Sonra bir gün yine böyle onlarca “sanat” haberi içinden bu sıfatı hakkedenleri ayıklamaya çalışırken, önden batırdığınız şişmiş balonun arkanızda su yüzüne çıkması misali, gerçek bir anda yüze vuruyor: “Türkiye’deki genç nüfus kültür ve sanattan uzak.” Başlığın altında ise şu bilgi: “Ajans Press’in Habitat Derneği verilerini derlediği incelemede çarpıcı başlıklar ortaya çıktı. Buna göre gençlerin yüzde 81’i tiyatroya ya da konsere gitmezken yüzde 43’ü de sinemaya gitmiyor. Gençler içerisinde kitap satın almayanların oranı ise yüzde 55 oldu.” Genç kuşağın yanı sıra aslında yetişkinlerin de sanata ve okumaya uzak durduğu saptanan ama sinema salonlarını sulu komedi müptelası milyonlarca kişinin doldurduğu bir ülkede sanatın sınırlarını belirlemek enikonu güçlükler içeriyor.

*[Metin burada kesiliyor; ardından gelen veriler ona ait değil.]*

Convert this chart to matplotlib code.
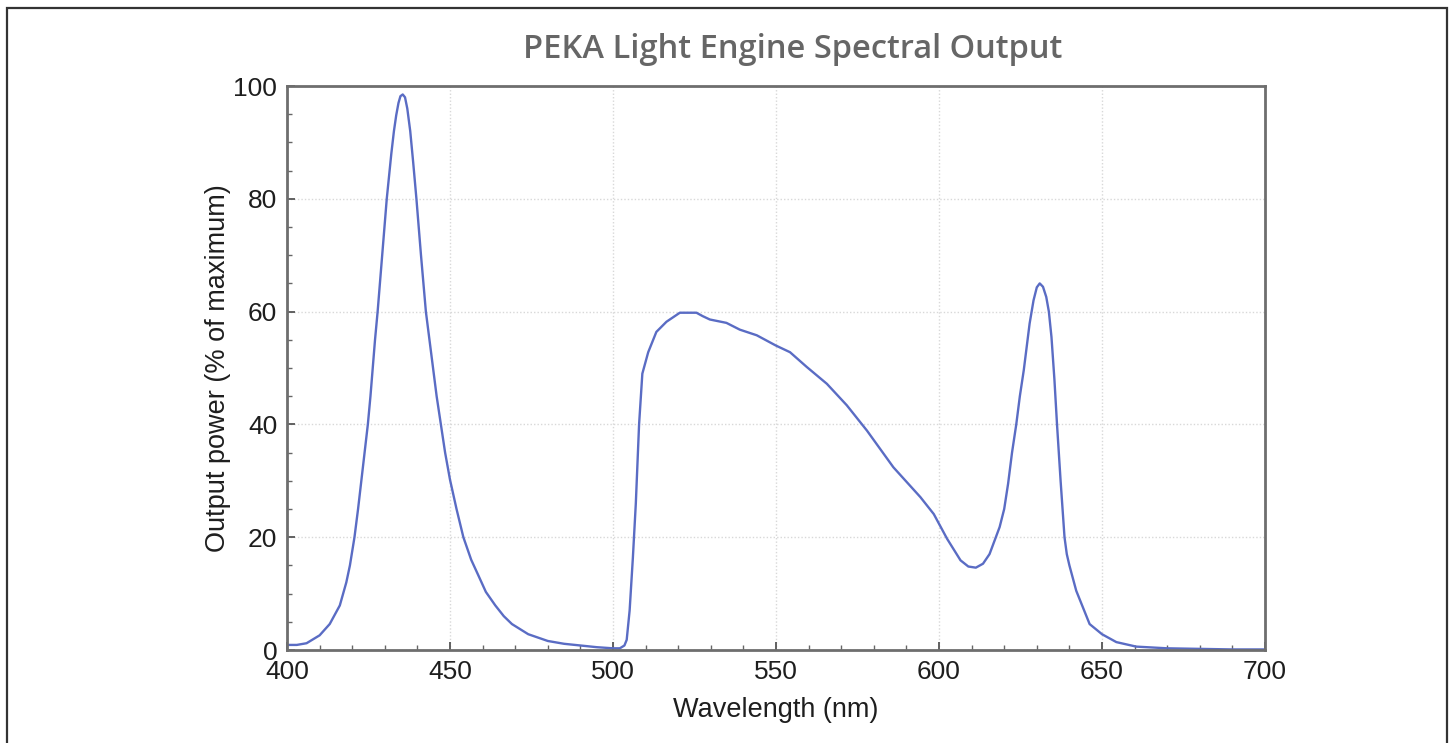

SİNEMAYI SANATTAN SAYMAMAK

Hemen ardından gelen bir başka haber toplumun sinemayı sanattan saymadığını gösteriyor: “Hatay’da bu yıl 5’incisi düzenlenen Uluslararası Antakya Film Festivali’nde Yeşilçam’ın usta sanatçıları ödüllerini boş salonda aldı.Yaklaşık 500 kişilik Hatay Kültür Merkezi’ndeki törene yaklaşık 50 kişinin katılması, Yeşilçam’ın usta isimlerini üzdü.” Farklı dallarda 95 filmin dereceye girmek için yarıştığı festivalde, o elli kişiyi ise, etkinliği düzenleyen Kültür ve Turizm Bakanlığı, Hatay Valiliği, Hatay Büyükşehir Belediyesi, Antakya Ticaret ve Sanayi Odası ile Ansam Kültür Derneği Fotofilm Sanat Merkezi’nin görevlileri ve onur ödülü alan sanatçılar oluşturuyor. Filmlerin yapımcı ve yönetmenleri bile ortalarda yok...

ANLAMLI SÖZLER VE ÇIKIŞ

Bağrına taş basarak aldığı ödülü tüm kadınlara adayan Selda Alkor, şu anlamlı sözleri etmekten kendini alamıyor: “Büyük Ata’mın çok değer verdiği bu kentte, ben bu ödülü tüm kadınlar adına almak istiyorum. Artık çocuk gelinler olmasın, artık kadınlar şiddet görmesin, artık kadınlar Ata’mızın bize vermiş olduğu bütün hakları kullanma imkânına sahip olsunlar. Kadınlarımızın baş tacı olduğunu artık beyler anlasınlar” dedi. Yıllardır sanatın içine tükürenlerin, şairleri ayyaş ve sapkın ilan edenlerin yönettiği, bu tutuma çanak tutanların sanat adına ödül mahfillerinde çeteleştiği bir ülkede önce kültür ve sanat tanımına dair bir asgari müşterek oluşturmak gerekiyorsa, bu ilkenin çıkış noktası da Selda Alkor’un sözlerinde... Bazı yazar arkadaşlar ve okurlar, Kemal Tahir tartışmasını nereye bağlayacağımı soruyor.

Tam da bu çıkış noktasına bağlanıyor: Kemal Tahir’in dediği gibi, sanata dair kötü niyetler ödülle gizleniyorsa, toplumun her sanatsal etkinliğe uzak duruşuna şaşmamak gerekiyor. Yanıt sorunun içinde: Batı değerlerine teslimiyet karşısında evrensele açılan yerel değerlerimizi tutkuyla sahiplenmek gerekiyorken, nice büyük sanatçımızın adlarını öteden beri çarpıtma ve ün peşinde ödül avcılığına yem edenlere edebiyatımızın “iplerini” büsbütün teslim etmek hangi sanatsal niyetle bağdaşıyor?